Le nom du médiatique psychanalyste avait ressurgi ces derniers temps après la rediffusion sur les réseaux sociaux de son interview du réalisateur Benoît Jacquot en 2011, dans le cadre d'un documentaire, Les Ruses du désir. Devant un Gérard Miller conciliant, le cinéaste y évoquait ses relations avec de jeunes actrices, dont Judith Godrèche, qui avait 14 ans à l'époque et lui 40. Une relation "d'emprise", selon cette dernière, dépeinte dans sa série French Icon of cinema. Interrogé sur cette interview polémique, début janvier, dans l'émission "C ce soir" sur France 5, Gérard Miller, aujourd'hui engagé auprès de La France insoumise, s'est justifié ainsi : "Aujourd'hui, je ne pourrais plus imaginer le même film, parce que nous ne sommes plus dans cet aveuglement collectif. Il faut bien mesurer ce qui a changé, sinon on oublie ce qui a été révolutionnaire dans MeToo."
3 La justice peut-elle enquêter sur ces accusations ?

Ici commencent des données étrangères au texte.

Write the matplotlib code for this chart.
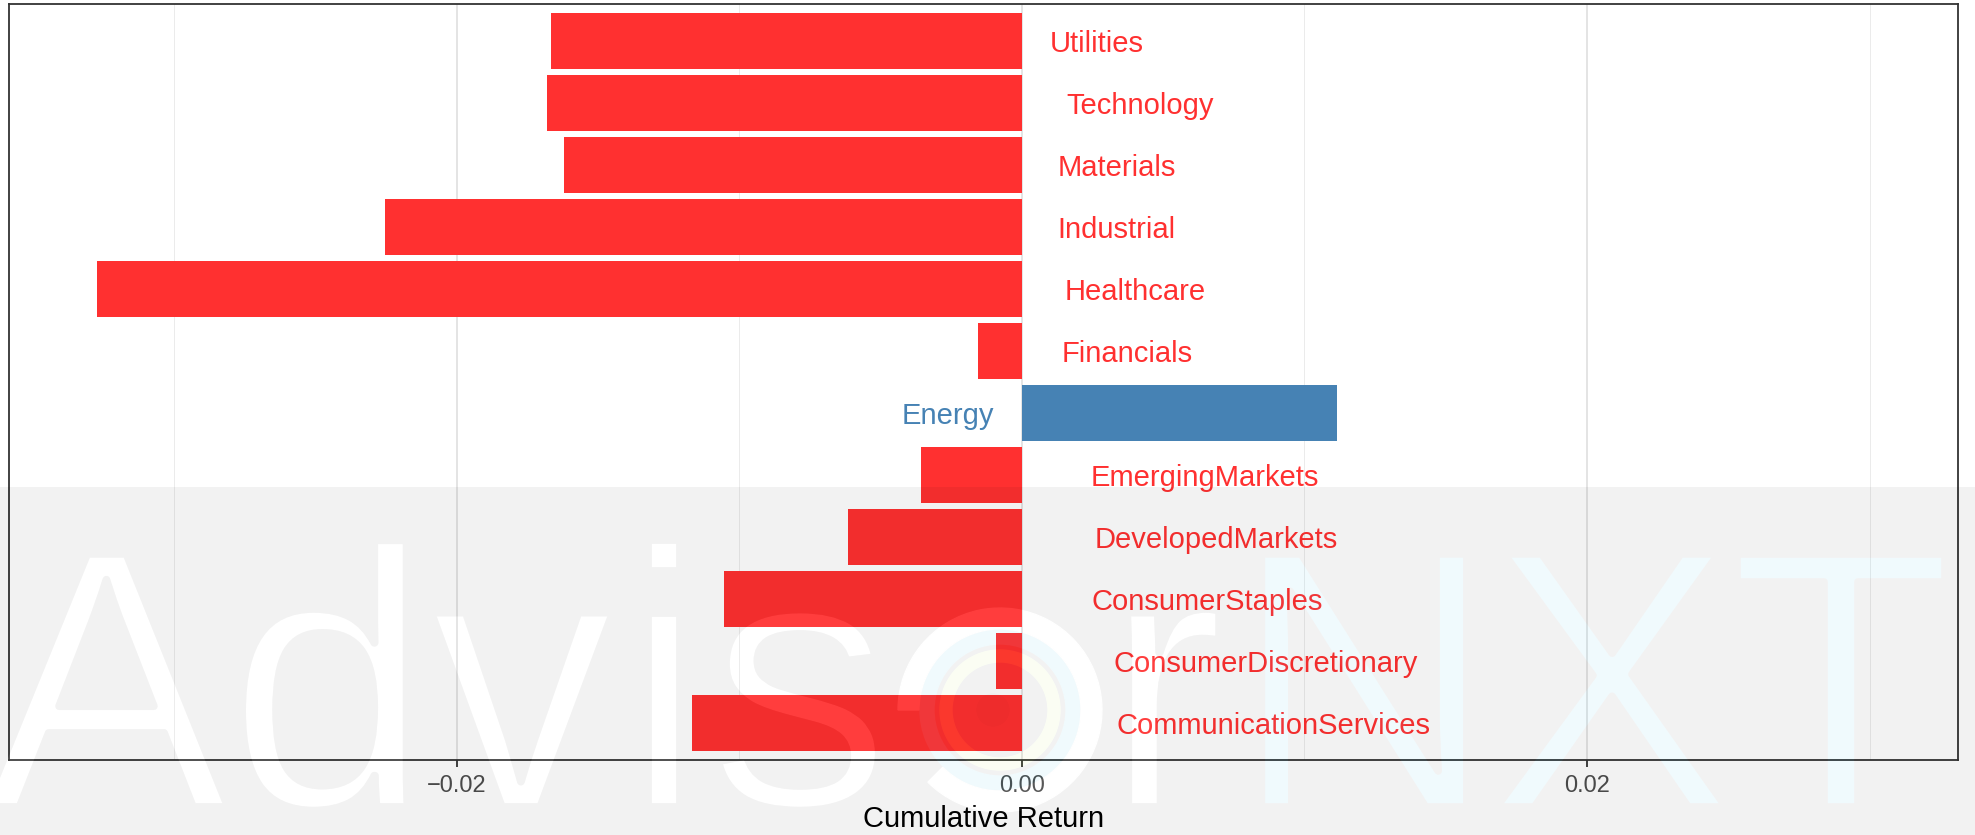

Aucune des femmes interrogées par Elle n'a intenté d'action en justice contre Gérard Miller. Muriel Cousin explique au magazine ne pas avoir eu l'idée de porter plainte après les faits qu'elle dénonce : "A l'époque, ça ne se faisait pas." Désormais, la question de la prescription se pose. En France, le délai au-delà duquel il n'est plus possible de poursuivre une personne soupçonnée de viol est passé en 2017 de 10 à 20 ans. Mais la loi n'est pas rétroactive. Le viol dont Camille dit avoir été victime en 2004 était donc prescrit en 2014. Le délai de prescription pour une agression sexuelle sur majeur, est, lui, de six ans.
Le parquet de Paris, compétent géographiquement, peut-il toutefois s'autosaisir ? Sollicité, il répond qu'"en cas de révélation de faits de nature sexuelle par la presse", il "a pour politique de ne prendre l'initiative d'une enquête que s'il apparaît que la ou les victimes étaient mineures et donc démunies pour engager seules une procédure".
De fait, jusqu'à présent, la justice s'est autosaisie dans des affaires impliquant de potentielles victimes mineures, comme l'avait recommandé le ministre de la Justice, Eric Dupond-Moretti en 2021. Cette même année, après la diffusion d'un numéro d'"Envoyé spécial" relayant des accusations de viols et d'agressions sexuelles contre Nicolas Hulot, le parquet de Paris avait annoncé dès le lendemain l'ouverture d'une enquête préliminaire, l'une des victimes déclarées étant mineure au moment des faits. Elle a été classée sans suite en 2022.
S'agissant des adultes, "il est laissé le soin aux victimes majeures de faire le choix, en pouvant consulter un avocat ou une association d’aide aux victimes, de confier leur récit au parquet ou à un service d'enquête", précise le parquet de Paris, ajoutant que "celles qui le souhaitent peuvent adresser un courrier au parquet de leur initiative ou par l'intermédiaire d’un avocat, ou se rapprocher d'un service d’enquête". Selon l'avocate Carine Durrieu-Diebolt, spécialisée dans les violences sexuelles faites aux femmes, "le procureur devrait mener une enquête, pour rechercher s'il existe des faits plus récents et d'autres victimes impliquées".